* begin *

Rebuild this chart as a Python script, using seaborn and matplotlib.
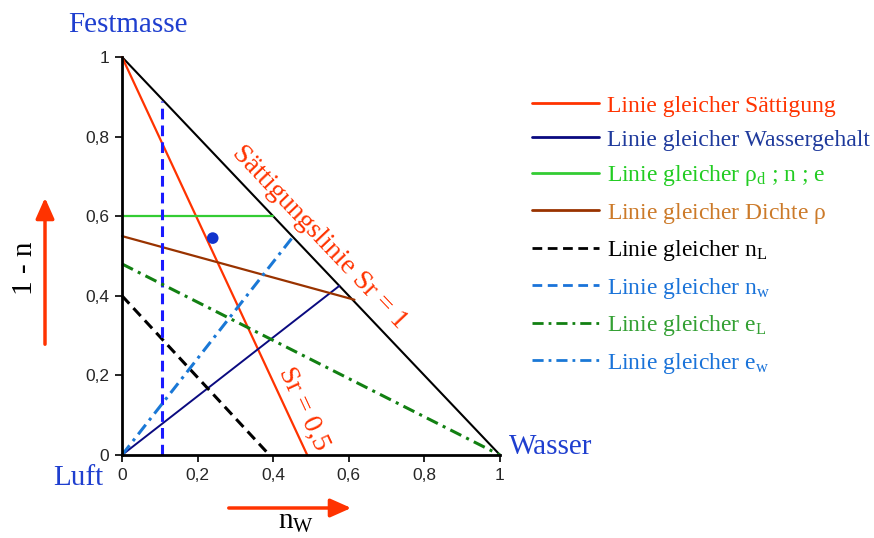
import matplotlib
matplotlib.use("Agg")
import matplotlib.pyplot as plt
import seaborn as sns

# Linien im Dreiecksdiagramm (x = n_w, y = 1 - n)
x_grenze = [0, 1]
y_grenze = [1, 0]

x_saettigung = [0, 0.49]
y_saettigung = [1, 0]
x_wassergehalt = [0, 0.575]
y_wassergehalt = [0, 0.425]
x_rho_d = [0, 0.40]
y_rho_d = [0.60, 0.60]
x_dichte = [0, 0.615]
y_dichte = [0.55, 0.39]
x_nL = [0, 0.39]
y_nL = [0.40, 0]
x_nw = [0.107, 0.107]
y_nw = [0, 0.89]
x_eL = [0, 1]
y_eL = [0.48, 0]
x_ew = [0, 0.452]
y_ew = [0, 0.548]

punkt_x = [0.24]
punkt_y = [0.545]

ticks = [0, 0.2, 0.4, 0.6, 0.8, 1]
tick_labels = ["0", "0,2", "0,4", "0,6", "0,8", "1"]

labels = [
    "Linie gleicher Sättigung",
    "Linie gleicher Wassergehalt",
    r"Linie gleicher $\rho_\mathrm{d}$ ; n ; e",
    r"Linie gleicher Dichte $\rho$",
    r"Linie gleicher n$_\mathrm{L}$",
    r"Linie gleicher n$_\mathrm{w}$",
    r"Linie gleicher e$_\mathrm{L}$",
    r"Linie gleicher e$_\mathrm{w}$",
]
label_colors = ["#ff3300", "#1f3a9c", "#22cc22", "#cc7a29",
                "black", "#1a73d9", "#33a033", "#1a73d9"]

sns.set_style("white")
plt.rcParams["font.family"] = ["Liberation Serif", "DejaVu Serif"]
plt.rcParams["mathtext.fontset"] = "custom"
plt.rcParams["mathtext.rm"] = "Liberation Serif"
plt.rcParams["mathtext.it"] = "Liberation Serif"
plt.rcParams["mathtext.bf"] = "Liberation Serif"

W, H = 874, 538
fig = plt.figure(figsize=(W / 100, H / 100), dpi=100)
ax = fig.add_axes([122 / W, 1 - 455 / H, 378 / W, 398 / H])

linie = dict(ax=ax, estimator=None, sort=False)
sns.lineplot(x=x_grenze, y=y_grenze, color="black", linewidth=1.5, **linie)
sns.lineplot(x=x_saettigung, y=y_saettigung, color="#ff3300", linewidth=1.6, label=labels[0], **linie)
sns.lineplot(x=x_wassergehalt, y=y_wassergehalt, color="#0a0a80", linewidth=1.4, label=labels[1], **linie)
sns.lineplot(x=x_rho_d, y=y_rho_d, color="#33cc33", linewidth=1.6, label=labels[2], **linie)
sns.lineplot(x=x_dichte, y=y_dichte, color="#993300", linewidth=1.6, label=labels[3], **linie)
sns.lineplot(x=x_nL, y=y_nL, color="black", linewidth=2.2, linestyle=(0, (3.5, 2)), label=labels[4], **linie)
sns.lineplot(x=x_nw, y=y_nw, color="#1a1aff", linewidth=2.2, linestyle=(0, (3.5, 2)), label=labels[5], **linie)
sns.lineplot(x=x_eL, y=y_eL, color="#128012", linewidth=2.2, linestyle=(0, (4, 1.8, 1, 1.8)), label=labels[6], **linie)
sns.lineplot(x=x_ew, y=y_ew, color="#1a78d6", linewidth=2.2, linestyle=(0, (4, 1.8, 1, 1.8)), label=labels[7], **linie)
sns.scatterplot(x=punkt_x, y=punkt_y, ax=ax, color="#1133cc", s=70, edgecolor="none", zorder=5)

for ln in ax.get_lines():
    ln.set_clip_on(False)

handles, _ = ax.get_legend_handles_labels()
ax.get_legend().remove()

ax.set_xlim(0, 1)
ax.set_ylim(0, 1)
ax.set_xticks(ticks)
ax.set_yticks(ticks)
ax.set_xticklabels(tick_labels, family="Liberation Sans", fontsize=12.5)
ax.set_yticklabels(tick_labels, family="Liberation Sans", fontsize=12.5)
ax.tick_params(direction="out", length=5, width=1.2, color="black", pad=4,
               bottom=True, left=True)
for side in ["top", "right"]:
    ax.spines[side].set_visible(False)
for side in ["left", "bottom"]:
    ax.spines[side].set_color("black")
    ax.spines[side].set_linewidth(2)
ax.set_facecolor("none")
ax.set_xlabel("")
ax.set_ylabel("")

# Beschriftungen an den Linien
ax.text(0.523, 0.548, "Sättigungslinie Sr = 1", color="#ff3300", fontsize=20,
        rotation=-46.5, ha="center", va="center", rotation_mode="anchor")
ax.text(0.48, 0.115, "Sr = 0,5", color="#ff3300", fontsize=20,
        rotation=-65, ha="center", va="center", rotation_mode="anchor")

# Eckbeschriftungen
blau = "#1f3fcf"
fig.text(128 / W, 1 - 25 / H, "Festmasse", color=blau, fontsize=21, ha="center", va="center")
fig.text(78 / W, 1 - 478 / H, "Luft", color=blau, fontsize=21, ha="center", va="center")
fig.text(551 / W, 1 - 447 / H, "Wasser", color=blau, fontsize=21, ha="center", va="center")
fig.text(25 / W, 1 - 268 / H, "1 - n", color="black", fontsize=21, rotation=90, ha="center", va="center")
fig.text(296 / W, 1 - 522 / H, r"n$_\mathrm{W}$", color="black", fontsize=21, ha="center", va="center")

# Pfeile
pfeil = dict(arrowstyle="-|>,head_length=0.9,head_width=0.4", color="#ff3300", lw=2.5)
fig.add_artist(matplotlib.patches.FancyArrowPatch(
    (45 / W, 1 - 347 / H), (45 / W, 1 - 195 / H), transform=fig.transFigure,
    mutation_scale=14, **pfeil))
fig.add_artist(matplotlib.patches.FancyArrowPatch(
    (226 / W, 1 - 508 / H), (354 / W, 1 - 508 / H), transform=fig.transFigure,
    mutation_scale=14, **pfeil))

leg = fig.legend(handles, labels, loc="upper left", bbox_to_anchor=(532 / W, 1 - 95 / H),
                 frameon=False, fontsize=17, handlelength=2.85, handletextpad=0.34,
                 labelspacing=0.53, borderpad=0, borderaxespad=0)
for txt, c in zip(leg.get_texts(), label_colors):
    txt.set_color(c)
for h in leg.legend_handles:
    h.set_linewidth(2)
leg.legend_handles[5].set_color("#1a73d9")

fig.savefig("out.png", dpi=100)
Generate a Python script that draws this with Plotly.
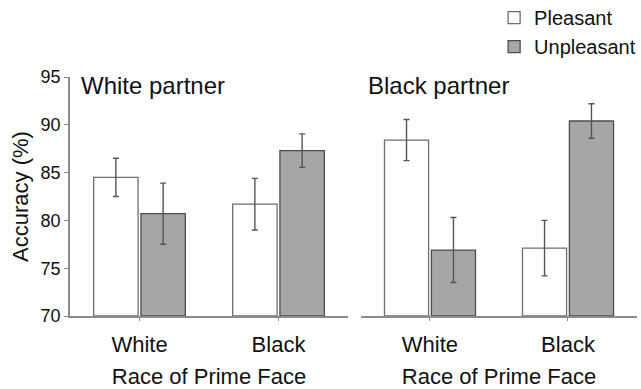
import plotly.graph_objects as go

# Accuracy (%) by race of prime face, split by partner race
prime_races = ["White", "Black"]
partners = ["White partner", "Black partner"]

pleasant_white_partner = [84.5, 81.7]
unpleasant_white_partner = [80.7, 87.3]
pleasant_black_partner = [88.4, 77.1]
unpleasant_black_partner = [76.9, 90.4]

pleasant_err_white_partner = [2.0, 2.7]
unpleasant_err_white_partner = [3.2, 1.75]
pleasant_err_black_partner = [2.15, 2.9]
unpleasant_err_black_partner = [3.4, 1.8]

y_ticks = [70, 75, 80, 85, 90, 95]

FONT = "Liberation Sans, Arial, sans-serif"
GRAY_FILL = "#a6a6a6"
AXIS_COLOR = "#8c8c8c"
ERR_COLOR = "#555555"

fig = go.Figure()


def add_pair(xaxis, yaxis, pleasant, pleasant_err, unpleasant, unpleasant_err, show):
    fig.add_trace(go.Bar(
        x=prime_races, y=[v - 70 for v in pleasant], base=70,
        name="Pleasant", legendgroup="p", showlegend=show,
        offsetgroup="p",
        marker=dict(color="white", line=dict(color="#6e6e6e", width=1.3)),
        error_y=dict(type="data", array=pleasant_err, color=ERR_COLOR,
                     thickness=1.4, width=3),
        xaxis=xaxis, yaxis=yaxis,
    ))
    fig.add_trace(go.Bar(
        x=prime_races, y=[v - 70 for v in unpleasant], base=70,
        name="Unpleasant", legendgroup="u", showlegend=show,
        offsetgroup="u",
        marker=dict(color=GRAY_FILL, line=dict(color="#4d4d4d", width=1.3)),
        error_y=dict(type="data", array=unpleasant_err, color=ERR_COLOR,
                     thickness=1.4, width=3),
        xaxis=xaxis, yaxis=yaxis,
    ))


add_pair("x", "y", pleasant_white_partner, pleasant_err_white_partner,
         unpleasant_white_partner, unpleasant_err_white_partner, True)
add_pair("x2", "y2", pleasant_black_partner, pleasant_err_black_partner,
         unpleasant_black_partner, unpleasant_err_black_partner, False)

xaxis_common = dict(
    type="category", range=[-0.5, 1.5], automargin=False,
    showline=True, linecolor=AXIS_COLOR, linewidth=1.5,
    ticks="outside", ticklen=3, tickcolor=AXIS_COLOR,
    showgrid=False, zeroline=False, ticklabelstandoff=5,
    tickfont=dict(family=FONT, size=22, color="#111111"),
    title=dict(text="Race of Prime Face", standoff=14,
               font=dict(family=FONT, size=22, color="#111111")),
)

fig.update_layout(
    width=641, height=389,
    margin=dict(l=70, r=4, t=77, b=73, autoexpand=False),
    paper_bgcolor="white", plot_bgcolor="white",
    barmode="group", bargap=0.32, bargroupgap=0.06,
    font=dict(family=FONT, color="#111111"),
    xaxis=dict(domain=[0, 0.4903], anchor="y", **xaxis_common),
    xaxis2=dict(domain=[0.5132, 1], anchor="y2", **xaxis_common),
    yaxis=dict(
        range=[70, 95], tickvals=y_ticks, showline=True, automargin=False,
        linecolor=AXIS_COLOR, linewidth=1.5, ticks="outside", ticklen=4,
        tickcolor=AXIS_COLOR, showgrid=False, zeroline=False,
        tickfont=dict(family=FONT, size=18, color="#111111"),
        title=dict(text="Accuracy (%)", standoff=6,
                   font=dict(family=FONT, size=22, color="#111111")),
    ),
    yaxis2=dict(range=[70, 95], anchor="x2", showline=False, automargin=False,
                showticklabels=False, ticks="", showgrid=False, zeroline=False),
    legend=dict(
        x=0.748, y=1.33, xanchor="left", yanchor="top",
        font=dict(family=FONT, size=20, color="#111111"),
        bgcolor="rgba(0,0,0,0)", tracegroupgap=0, itemwidth=30,
    ),
    annotations=[
        dict(text=partners[0], xref="paper", yref="paper", x=0.015, y=0.965,
             xanchor="left", yanchor="middle", showarrow=False,
             font=dict(family=FONT, size=24, color="#111111")),
        dict(text=partners[1], xref="paper", yref="paper", x=0.522, y=0.965,
             xanchor="left", yanchor="middle", showarrow=False,
             font=dict(family=FONT, size=24, color="#111111")),
    ],
)

fig.write_html("out.html")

* end *

Task —
Reproduce the data above exactly, but only the lines from the one showing "Generate a Python" through the one showing "unpleasant_black_partner, unpleasant_err_black_partner, False)", with both ends kept and the pictures left out.

Reply —
Generate a Python script that draws this with Plotly.
import plotly.graph_objects as go

# Accuracy (%) by race of prime face, split by partner race
prime_races = ["White", "Black"]
partners = ["White partner", "Black partner"]

pleasant_white_partner = [84.5, 81.7]
unpleasant_white_partner = [80.7, 87.3]
pleasant_black_partner = [88.4, 77.1]
unpleasant_black_partner = [76.9, 90.4]

pleasant_err_white_partner = [2.0, 2.7]
unpleasant_err_white_partner = [3.2, 1.75]
pleasant_err_black_partner = [2.15, 2.9]
unpleasant_err_black_partner = [3.4, 1.8]

y_ticks = [70, 75, 80, 85, 90, 95]

FONT = "Liberation Sans, Arial, sans-serif"
GRAY_FILL = "#a6a6a6"
AXIS_COLOR = "#8c8c8c"
ERR_COLOR = "#555555"

fig = go.Figure()


def add_pair(xaxis, yaxis, pleasant, pleasant_err, unpleasant, unpleasant_err, show):
    fig.add_trace(go.Bar(
        x=prime_races, y=[v - 70 for v in pleasant], base=70,
        name="Pleasant", legendgroup="p", showlegend=show,
        offsetgroup="p",
        marker=dict(color="white", line=dict(color="#6e6e6e", width=1.3)),
        error_y=dict(type="data", array=pleasant_err, color=ERR_COLOR,
                     thickness=1.4, width=3),
        xaxis=xaxis, yaxis=yaxis,
    ))
    fig.add_trace(go.Bar(
        x=prime_races, y=[v - 70 for v in unpleasant], base=70,
        name="Unpleasant", legendgroup="u", showlegend=show,
        offsetgroup="u",
        marker=dict(color=GRAY_FILL, line=dict(color="#4d4d4d", width=1.3)),
        error_y=dict(type="data", array=unpleasant_err, color=ERR_COLOR,
                     thickness=1.4, width=3),
        xaxis=xaxis, yaxis=yaxis,
    ))


add_pair("x", "y", pleasant_white_partner, pleasant_err_white_partner,
         unpleasant_white_partner, unpleasant_err_white_partner, True)
add_pair("x2", "y2", pleasant_black_partner, pleasant_err_black_partner,
         unpleasant_black_partner, unpleasant_err_black_partner, False)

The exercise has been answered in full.